## Stored data
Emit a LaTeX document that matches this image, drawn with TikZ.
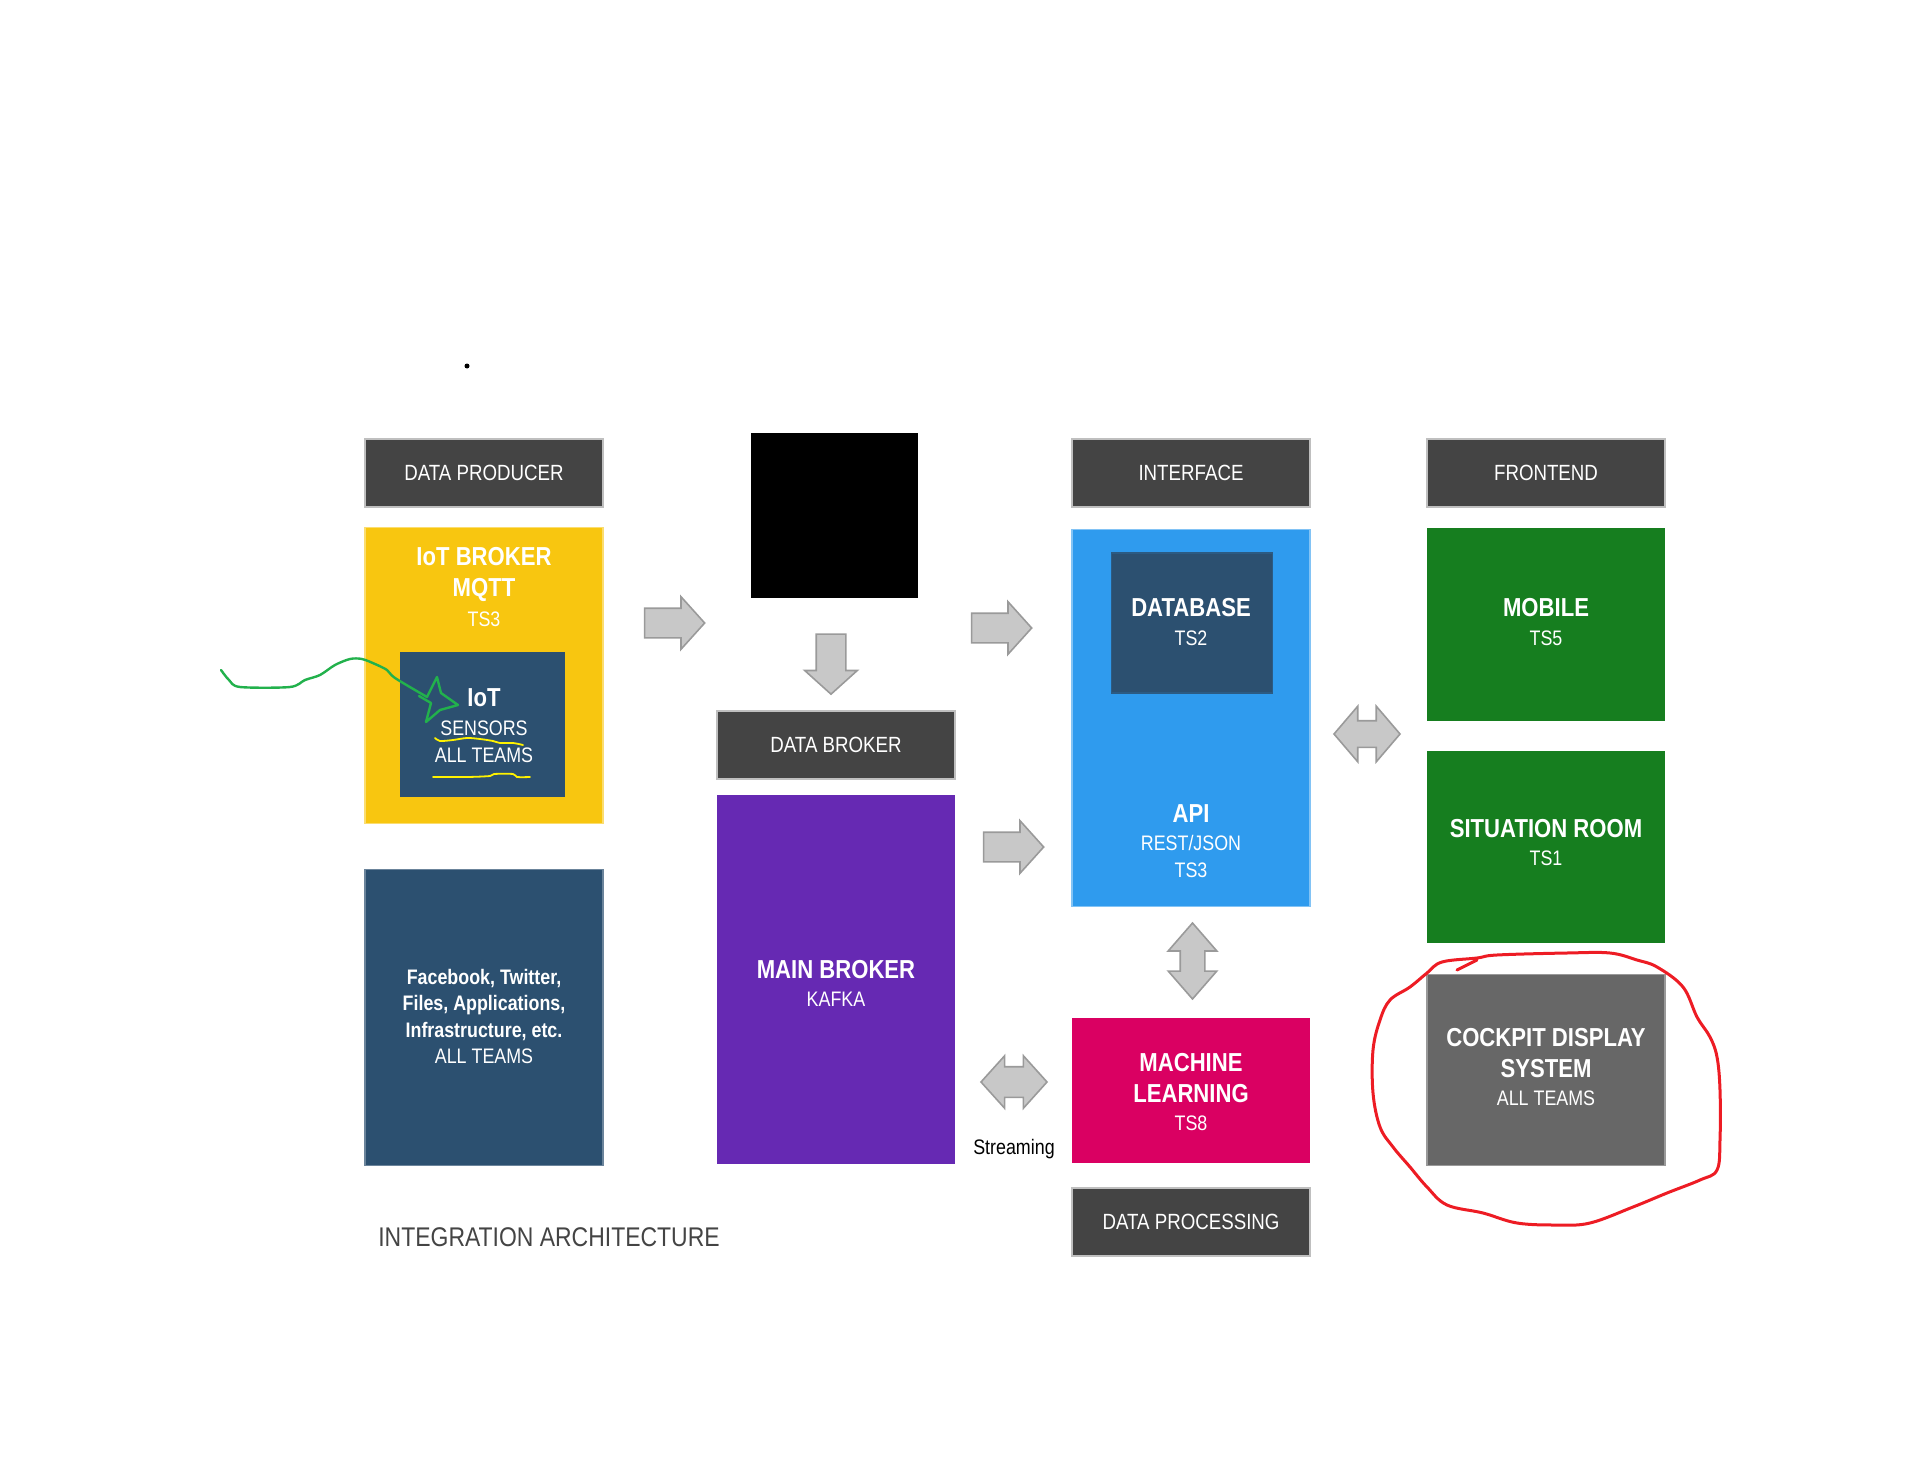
\documentclass[tikz,border=0pt]{standalone}
\usepackage{fontspec}
\setmainfont{Liberation Sans}[FakeStretch=0.85]
\usepackage{tikz}
\usetikzlibrary{positioning,shapes.arrows}
\definecolor{headgray}{HTML}{444444}
\definecolor{iotyellow}{HTML}{F8C610}
\definecolor{navy}{HTML}{2C5070}
\definecolor{kafkapurple}{HTML}{6629B3}
\definecolor{apiblue}{HTML}{2F9BEE}
\definecolor{frontgreen}{HTML}{167E1F}
\definecolor{mlpink}{HTML}{DA0062}
\definecolor{cockpitgray}{HTML}{676767}
\definecolor{arrowfill}{HTML}{C8C8C8}
\definecolor{arrowedge}{HTML}{9A9A9A}
\definecolor{redpen}{HTML}{ED1C24}
\definecolor{greenpen}{HTML}{22B14C}
\definecolor{yellowpen}{HTML}{FFF200}
\tikzset{
    block/.style={
           rectangle,
           inner sep=0pt,
           minimum width=119pt,
           text=white
           },
    header/.style={
           block,
           fill=headgray,
           draw=black!25, line width=0.6pt,
           minimum height=34pt,
           font=\fontsize{11pt}{13pt}\selectfont
           },
    title/.style={
           text=white,
           align=center,
           inner sep=0pt,
           font=\bfseries\fontsize{13pt}{15.5pt}\selectfont
           },
    sub/.style={
           text=white,
           align=center,
           inner sep=0pt,
           font=\fontsize{10.5pt}{13.5pt}\selectfont
           },
    fatarrow/.style={
           single arrow,
           draw=arrowedge, fill=arrowfill, line width=0.8pt,
           inner sep=0pt,
           text height=7pt, text depth=7pt,
           single arrow head extend=5.75pt,
           single arrow tip angle=96,
           minimum height=30pt
           },
    twoarrow/.style={
           double arrow,
           draw=arrowedge, fill=arrowfill, line width=0.8pt,
           inner sep=0pt
           },
}
\begin{document}
\begin{tikzpicture}[x=0.5pt,y=-0.5pt]
    \useasboundingbox (0,0) rectangle (1906,1482);

    % headers
    \node[header] (prodhead)   at (484,473)  {DATA PRODUCER};
    \node[header] (interhead)  at (1191,473) {INTERFACE};
    \node[header] (fronthead)  at (1546,473) {FRONTEND};
    \node[header] (brokerhead) at (836,745)  {DATA BROKER};

    % producer column
    \node[block, fill=iotyellow, draw=iotyellow!60!white, line width=0.8pt,
          minimum height=148pt, below=9.5pt of prodhead] (iotbroker) {};
    \node[block, fill=navy, draw=navy!70!white, line width=0.6pt,
          minimum height=148pt, below=22.5pt of iotbroker] (social) {};
    \node[block, fill=navy, minimum width=82.5pt, minimum height=72.5pt]
          (iotsensors) at (482.5,724.5) {};

    \node[title] (iottitle) at (484,574) {IoT BROKER\\MQTT};
    \node[sub]   (iotts)    at (484,619) {TS3};
    \node[title] (sensname) at (484,698) {IoT};
    \node[sub]   (sensteam) at (484,741.5) {SENSORS\\ALL TEAMS};
    \node[sub, font=\bfseries\fontsize{10.5pt}{13.2pt}\selectfont] (socialtext) at (484,1016.5)
          {Facebook, Twitter,\\Files, Applications,\\Infrastructure, etc.\\\mdseries ALL TEAMS};

    % broker column
    \node[block, fill=black, minimum width=83.5pt, minimum height=82.5pt]
          (blackbox) at (834.5,515.5) {};
    \node[block, fill=kafkapurple, minimum height=184.5pt,
          below=7.5pt of brokerhead] (mainbroker) {};
    \node[title] (kafkaname) at (836,970) {MAIN BROKER};
    \node[sub]   (kafkasub)  at (836,999) {KAFKA};

    % interface column
    \node[block, fill=apiblue, draw=apiblue!60!white, line width=0.6pt,
          minimum height=188.5pt, below=10.5pt of interhead] (apibox) {};
    \node[block, fill=navy, draw=navy!85!apiblue, line width=0.6pt,
          minimum width=80.5pt, minimum height=70pt] (database) at (1192,623) {};
    \node[title] (dbname) at (1191,608) {DATABASE};
    \node[sub]   (dbts)   at (1191,638) {TS2};
    \node[title] (apiname) at (1191,814) {API};
    \node[sub]   (apisub)  at (1191,856.5) {REST/JSON\\TS3};

    \node[block, fill=mlpink, minimum height=72.5pt] (mlbox) at (1191,1090.5) {};
    \node[header, below=12pt of mlbox] (prochead) {DATA PROCESSING};
    \node[title] (mlname) at (1191,1078) {MACHINE\\LEARNING};
    \node[sub]   (mlts)   at (1191,1123) {TS8};

    % frontend column
    \node[block, fill=frontgreen, minimum height=96.5pt,
          below=10pt of fronthead] (mobile) {};
    \node[block, fill=frontgreen, minimum height=96pt,
          below=14.5pt of mobile] (situation) {};
    \node[block, fill=cockpitgray, draw=black!40, line width=0.6pt,
          minimum height=95.5pt, below=15.5pt of situation] (cockpit) {};
    \node[title] (mobname) at (1546,608) {MOBILE};
    \node[sub]   (mobts)   at (1546,638) {TS5};
    \node[title] (sitname) at (1546,829) {SITUATION ROOM};
    \node[sub]   (sitts)   at (1546,858) {TS1};
    \node[title] (cdsname) at (1546,1053.5) {COCKPIT DISPLAY\\SYSTEM};
    \node[sub]   (cdsteam) at (1546,1098) {ALL TEAMS};

    % block arrows
    \node[fatarrow] (toblack) at (668,623) {};
    \node[fatarrow, rotate=-90] (tokafka) at (831,657.5) {};
    \node[fatarrow] (todb)  at (995,628) {};
    \node[fatarrow] (toapi) at (1007,847) {};
    \node[twoarrow, text height=6.25pt, text depth=6.25pt,
          double arrow head extend=7.25pt, double arrow tip angle=99,
          minimum height=33pt] (frontlink) at (1367,734) {};
    \node[twoarrow, rotate=90, text height=5.75pt, text depth=5.75pt,
          double arrow head extend=6pt, double arrow tip angle=82,
          minimum height=38pt] (mllink) at (1192.5,961) {};
    \node[twoarrow, text height=7.25pt, text depth=7.25pt,
          double arrow head extend=5.5pt, double arrow tip angle=96,
          minimum height=33pt] (streamlink) at (1014,1082) {};
    \node[font=\fontsize{10.5pt}{12pt}\selectfont, inner sep=0pt]
          (streamtext) at (1014,1149) {Streaming};

    \node[font=\fontsize{13.5pt}{15pt}\selectfont, text=headgray, inner sep=0pt]
          (caption) at (549,1237) {INTEGRATION ARCHITECTURE};

    % stray dot
    \fill (467,366) circle (2.5);

    % hand drawn marks
    \draw[greenpen, line width=1.2pt, line cap=round, line join=round]
        plot[smooth] coordinates {(221,670) (229,680) (240,687) (290,687) (305,680)
        (320,675) (335,665) (350,659) (362,659) (375,664) (387,670) (395,678) (427,697)};
    \draw[greenpen, line width=1.2pt, line cap=round, line join=round]
        (427,697) -- (437,677) -- (441,693) -- (458,705) -- (440,710) -- (426,722)
        -- (431,703) -- (419,696);
    \draw[yellowpen, line width=0.9pt, line cap=round]
        plot[smooth] coordinates {(435,738) (440,741) (453,740) (467,738) (480,739)
        (493,741) (500,743) (513,743) (523,745)};
    \draw[yellowpen, line width=0.9pt, line cap=round]
        plot[smooth] coordinates {(433,777) (467,777) (490,776) (494,774) (513,774)
        (517,777) (530,777)};
    \draw[redpen, line width=1.5pt, line join=round]
        plot[smooth cycle, tension=0.6] coordinates {(1497,955) (1567,953) (1610,953)
        (1637,960) (1657,967) (1683,987) (1697,1017) (1710,1037) (1717,1057)
        (1720,1090) (1720,1140) (1717,1170) (1700,1180) (1667,1193) (1633,1207)
        (1590,1223) (1557,1225) (1517,1223) (1483,1213) (1447,1205) (1427,1187)
        (1410,1167) (1393,1147) (1380,1127) (1373,1093) (1373,1050) (1380,1020)
        (1390,1000) (1410,987) (1427,973) (1442,962) (1477,958)};
    \draw[redpen, line width=1.5pt, line cap=round] (1457,970) -- (1477,960);
\end{tikzpicture}
\end{document}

## Work to be completed
Respond with the number of lines containing "drawn" and no additional words.

## Solution
2